◆ WHAT THE TASK ASKS:
Reproduce the listing below in full and without alteration, apart from its pictures.
========================
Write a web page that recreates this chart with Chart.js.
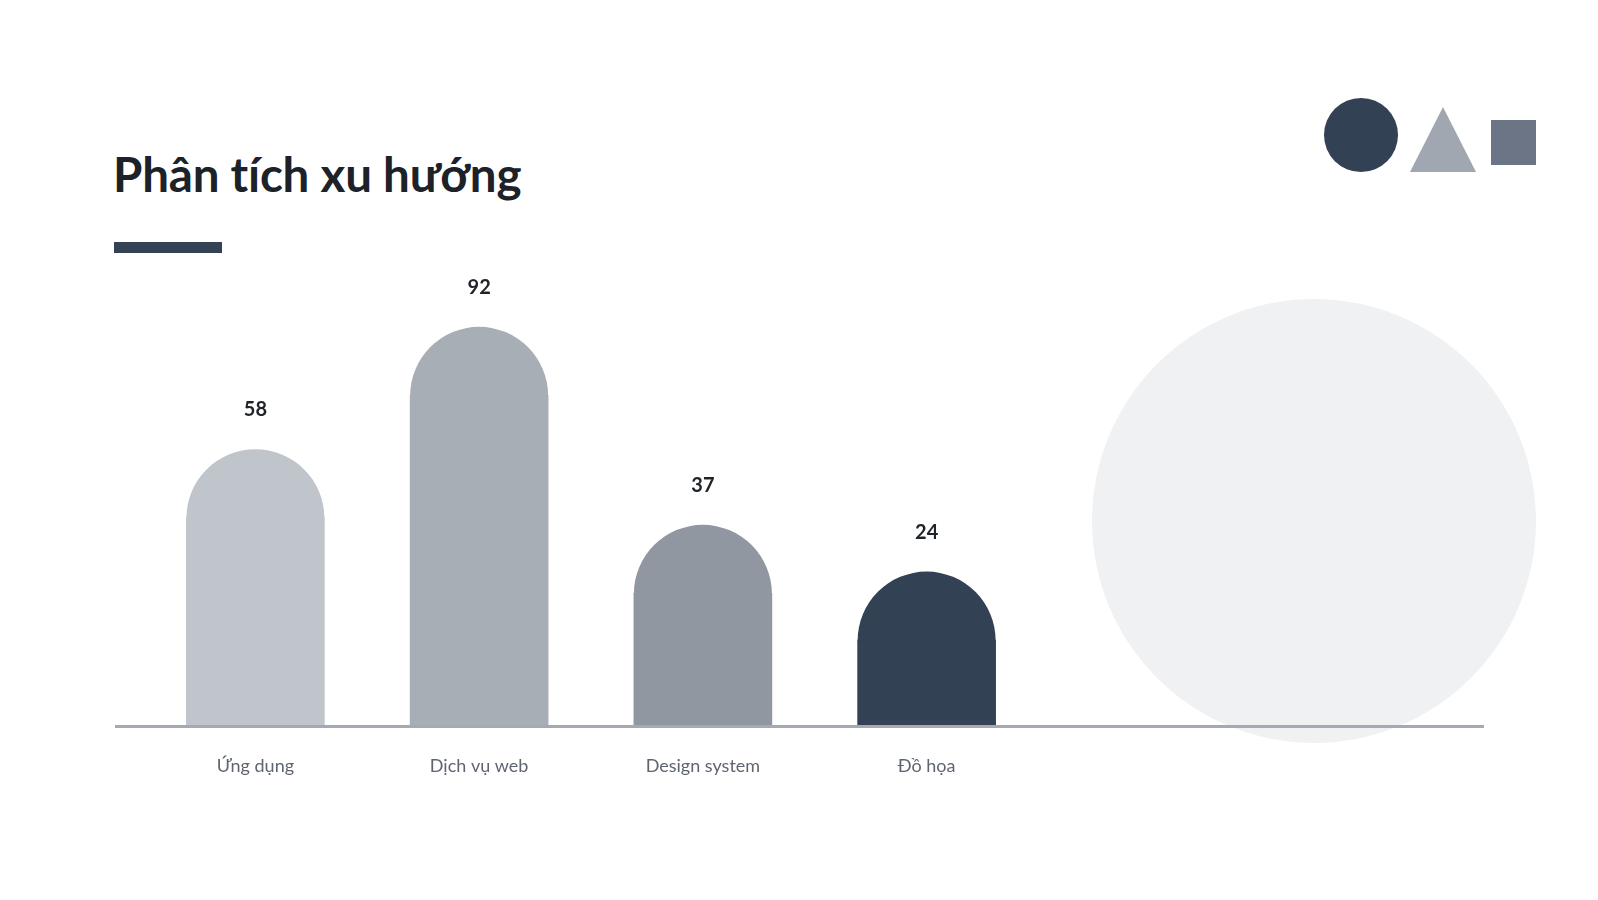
<!DOCTYPE html>
<html lang="vi">
<head>
<meta charset="utf-8">
<title>Phân tích xu hướng</title>
<script src="https://cdn.jsdelivr.net/npm/chart.js@4"></script>
<style>
  html, body { margin: 0; padding: 0; background: #fff; }
  body { width: 1598px; height: 900px; position: relative; overflow: hidden; font-family: Lato, 'Noto Sans', sans-serif; }
  h1 { position: absolute; left: 113px; top: 145px; margin: 0; font-size: 47.5px; font-weight: 700; color: #1d2128; letter-spacing: -0.2px; }
  .rule { position: absolute; left: 114px; top: 242px; width: 108px; height: 11px; background: #344256; }
  .blob { position: absolute; left: 1092px; top: 299px; width: 444px; height: 444px; border-radius: 50%; background: #f0f1f3; }
  .dot { position: absolute; left: 1324px; top: 98px; width: 74px; height: 74px; border-radius: 50%; background: #334155; }
  .tri { position: absolute; left: 1410px; top: 107px; width: 0; height: 0; border-left: 33px solid transparent; border-right: 33px solid transparent; border-bottom: 65px solid #a1a7b1; }
  .sq { position: absolute; left: 1491px; top: 120px; width: 45px; height: 45px; background: #6b7585; }
  #wrap { position: absolute; left: 0; top: 0; width: 1598px; height: 900px; }
</style>
</head>
<body>
<div class="blob"></div>
<div class="dot"></div>
<div class="tri"></div>
<div class="sq"></div>
<h1>Phân tích xu hướng</h1>
<div class="rule"></div>
<div id="wrap"><canvas id="trendChart" width="1598" height="900"></canvas></div>
<script>
const categories = ['Ứng dụng', 'Dịch vụ web', 'Design system', 'Đồ họa']
const values = [58, 92, 37, 24]
const barColors = ['#c0c5cc', '#a8aeb6', '#9197a1', '#334155']

// rounded cap on top of each bar + value label + long baseline
const capsAndLabels = {
  id: 'capsAndLabels',
  afterDatasetsDraw(chart) {
    const { ctx } = chart
    const meta = chart.getDatasetMeta(0)
    ctx.save()
    meta.data.forEach((bar, i) => {
      const r = bar.width / 2
      ctx.beginPath()
      ctx.arc(bar.x, bar.y + 0.5, r, Math.PI, 0)
      ctx.closePath()
      ctx.fillStyle = barColors[i]
      ctx.fill()

      ctx.fillStyle = '#1f232a'
      ctx.font = 'bold 20px Lato'
      ctx.textAlign = 'center'
      ctx.textBaseline = 'middle'
      ctx.fillText(values[i], bar.x, bar.y - r - 39)
    })

    const y0 = chart.scales.y.getPixelForValue(0)
    ctx.strokeStyle = '#a4aab3'
    ctx.lineWidth = 3
    ctx.beginPath()
    ctx.moveTo(115, y0)
    ctx.lineTo(1484, y0)
    ctx.stroke()
    ctx.restore()
  },
}

const canvas = document.getElementById('trendChart')
new Chart(canvas.getContext('2d'), {
  type: 'bar',
  data: {
    labels: categories,
    datasets: [
      {
        data: values,
        backgroundColor: barColors,
        borderWidth: 0,
        borderRadius: 0,
        barThickness: 138,
      },
    ],
  },
  options: {
    responsive: false,
    animation: false,
    devicePixelRatio: 1,
    layout: { padding: { left: 143.5, right: 559.5, top: 294.5, bottom: 123.5 } },
    plugins: { legend: { display: false }, tooltip: { enabled: false } },
    scales: {
      y: { display: false, min: 0, max: 120 },
      x: {
        grid: { display: false, drawTicks: false },
        border: { display: false },
        afterFit(scale) { scale.height = 50 },
        ticks: {
          padding: 29,
          color: '#5f6570',
          font: { family: 'Lato', size: 18 },
        },
      },
    },
  },
  plugins: [capsAndLabels],
})
</script>
</body>
</html>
========================
◆ RESULT OF THE TASK:
Write a web page that recreates this chart with Chart.js.
<!DOCTYPE html>
<html lang="vi">
<head>
<meta charset="utf-8">
<title>Phân tích xu hướng</title>
<script src="https://cdn.jsdelivr.net/npm/chart.js@4"></script>
<style>
  html, body { margin: 0; padding: 0; background: #fff; }
  body { width: 1598px; height: 900px; position: relative; overflow: hidden; font-family: Lato, 'Noto Sans', sans-serif; }
  h1 { position: absolute; left: 113px; top: 145px; margin: 0; font-size: 47.5px; font-weight: 700; color: #1d2128; letter-spacing: -0.2px; }
  .rule { position: absolute; left: 114px; top: 242px; width: 108px; height: 11px; background: #344256; }
  .blob { position: absolute; left: 1092px; top: 299px; width: 444px; height: 444px; border-radius: 50%; background: #f0f1f3; }
  .dot { position: absolute; left: 1324px; top: 98px; width: 74px; height: 74px; border-radius: 50%; background: #334155; }
  .tri { position: absolute; left: 1410px; top: 107px; width: 0; height: 0; border-left: 33px solid transparent; border-right: 33px solid transparent; border-bottom: 65px solid #a1a7b1; }
  .sq { position: absolute; left: 1491px; top: 120px; width: 45px; height: 45px; background: #6b7585; }
  #wrap { position: absolute; left: 0; top: 0; width: 1598px; height: 900px; }
</style>
</head>
<body>
<div class="blob"></div>
<div class="dot"></div>
<div class="tri"></div>
<div class="sq"></div>
<h1>Phân tích xu hướng</h1>
<div class="rule"></div>
<div id="wrap"><canvas id="trendChart" width="1598" height="900"></canvas></div>
<script>
const categories = ['Ứng dụng', 'Dịch vụ web', 'Design system', 'Đồ họa']
const values = [58, 92, 37, 24]
const barColors = ['#c0c5cc', '#a8aeb6', '#9197a1', '#334155']

// rounded cap on top of each bar + value label + long baseline
const capsAndLabels = {
  id: 'capsAndLabels',
  afterDatasetsDraw(chart) {
    const { ctx } = chart
    const meta = chart.getDatasetMeta(0)
    ctx.save()
    meta.data.forEach((bar, i) => {
      const r = bar.width / 2
      ctx.beginPath()
      ctx.arc(bar.x, bar.y + 0.5, r, Math.PI, 0)
      ctx.closePath()
      ctx.fillStyle = barColors[i]
      ctx.fill()

      ctx.fillStyle = '#1f232a'
      ctx.font = 'bold 20px Lato'
      ctx.textAlign = 'center'
      ctx.textBaseline = 'middle'
      ctx.fillText(values[i], bar.x, bar.y - r - 39)
    })

    const y0 = chart.scales.y.getPixelForValue(0)
    ctx.strokeStyle = '#a4aab3'
    ctx.lineWidth = 3
    ctx.beginPath()
    ctx.moveTo(115, y0)
    ctx.lineTo(1484, y0)
    ctx.stroke()
    ctx.restore()
  },
}

const canvas = document.getElementById('trendChart')
new Chart(canvas.getContext('2d'), {
  type: 'bar',
  data: {
    labels: categories,
    datasets: [
      {
        data: values,
        backgroundColor: barColors,
        borderWidth: 0,
        borderRadius: 0,
        barThickness: 138,
      },
    ],
  },
  options: {
    responsive: false,
    animation: false,
    devicePixelRatio: 1,
    layout: { padding: { left: 143.5, right: 559.5, top: 294.5, bottom: 123.5 } },
    plugins: { legend: { display: false }, tooltip: { enabled: false } },
    scales: {
      y: { display: false, min: 0, max: 120 },
      x: {
        grid: { display: false, drawTicks: false },
        border: { display: false },
        afterFit(scale) { scale.height = 50 },
        ticks: {
          padding: 29,
          color: '#5f6570',
          font: { family: 'Lato', size: 18 },
        },
      },
    },
  },
  plugins: [capsAndLabels],
})
</script>
</body>
</html>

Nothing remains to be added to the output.